── MATERIAL FOR THE TASK

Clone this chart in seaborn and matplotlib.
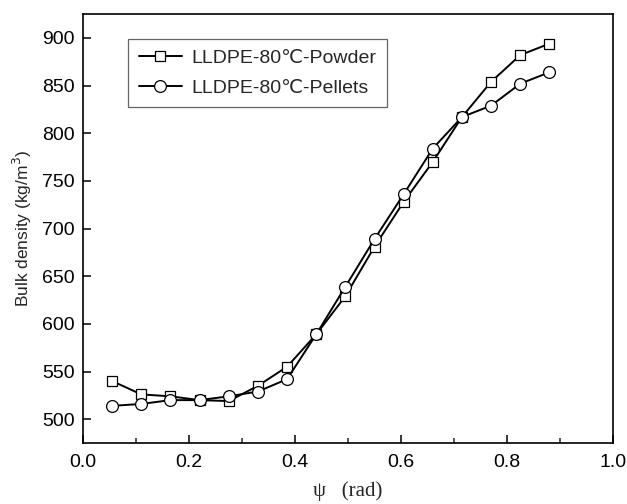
import matplotlib
matplotlib.use("Agg")
import matplotlib.pyplot as plt
from matplotlib.ticker import MultipleLocator
import seaborn as sns
import pandas as pd

psi = [0.055, 0.11, 0.165, 0.22, 0.275, 0.33, 0.385, 0.44,
       0.495, 0.55, 0.605, 0.66, 0.715, 0.77, 0.825, 0.88]
powder = [540, 526, 524, 520, 519, 535, 555, 589,
          629, 681, 728, 770, 817, 854, 882, 894]
pellets = [514, 516, 520, 520, 524, 529, 542, 589,
           639, 689, 736, 784, 817, 829, 852, 864]
labels = ["LLDPE-80℃-Powder", "LLDPE-80℃-Pellets"]

sns.set_theme(style="ticks")
plt.rcParams['font.family'] = ['Liberation Sans', 'DejaVu Sans']

fig = plt.figure(figsize=(6.27, 5.04), dpi=100)
ax = fig.add_axes([0.1324, 0.121, 0.8453, 0.851])

df_p = pd.DataFrame({"x": psi, "y": powder})
df_l = pd.DataFrame({"x": psi, "y": pellets})
sns.lineplot(data=df_p, x="x", y="y", ax=ax, color="black", lw=1.4, sort=False,
             marker="s", markersize=7.5, markerfacecolor="white",
             markeredgecolor="black", markeredgewidth=0.9, label=labels[0])
sns.lineplot(data=df_l, x="x", y="y", ax=ax, color="black", lw=1.4, sort=False,
             marker="o", markersize=8.5, markerfacecolor="white",
             markeredgecolor="black", markeredgewidth=0.9, label=labels[1])

ax.set_xlim(0, 1.0)
ax.set_ylim(475, 925)
ax.xaxis.set_major_locator(MultipleLocator(0.2))
ax.xaxis.set_minor_locator(MultipleLocator(0.1))
ax.yaxis.set_major_locator(MultipleLocator(50))
ax.xaxis.set_major_formatter(matplotlib.ticker.FormatStrFormatter('%.1f'))
ax.tick_params(axis='both', which='major', direction='in', length=6, width=1.1,
               labelsize=14, color='black', labelcolor='black')
ax.tick_params(axis='x', which='major', pad=8)
ax.tick_params(axis='y', which='major', pad=6)
ax.tick_params(axis='both', which='minor', direction='in', length=3.5, width=1.1)
for s in ax.spines.values():
    s.set_linewidth(1.2)
    s.set_color('black')

ax.set_xlabel("ψ   (rad)", family=['Liberation Serif', 'DejaVu Serif'], fontsize=15, labelpad=7)
ax.set_ylabel("Bulk density (kg/m$^3$)", fontsize=12.5, labelpad=6)

leg = ax.legend(loc='upper left', bbox_to_anchor=(0.085, 0.942), fontsize=14,
                frameon=True, fancybox=False, edgecolor='#666666', framealpha=1,
                handlelength=2.2, handletextpad=0.5, borderpad=0.55, labelspacing=0.6,
                borderaxespad=0)
leg.get_frame().set_linewidth(0.9)

fig.savefig("out.png", dpi=100)
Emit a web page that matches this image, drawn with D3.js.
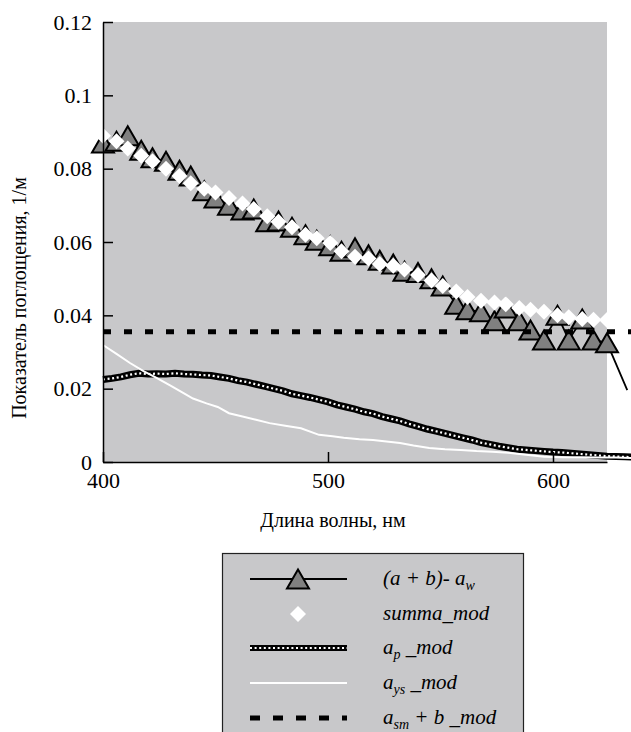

────

■ **PROMPT**
Gather up every line from the listing above in which the word "seaborn" occurs.

■ **REPLY**
Clone this chart in seaborn and matplotlib.
import seaborn as sns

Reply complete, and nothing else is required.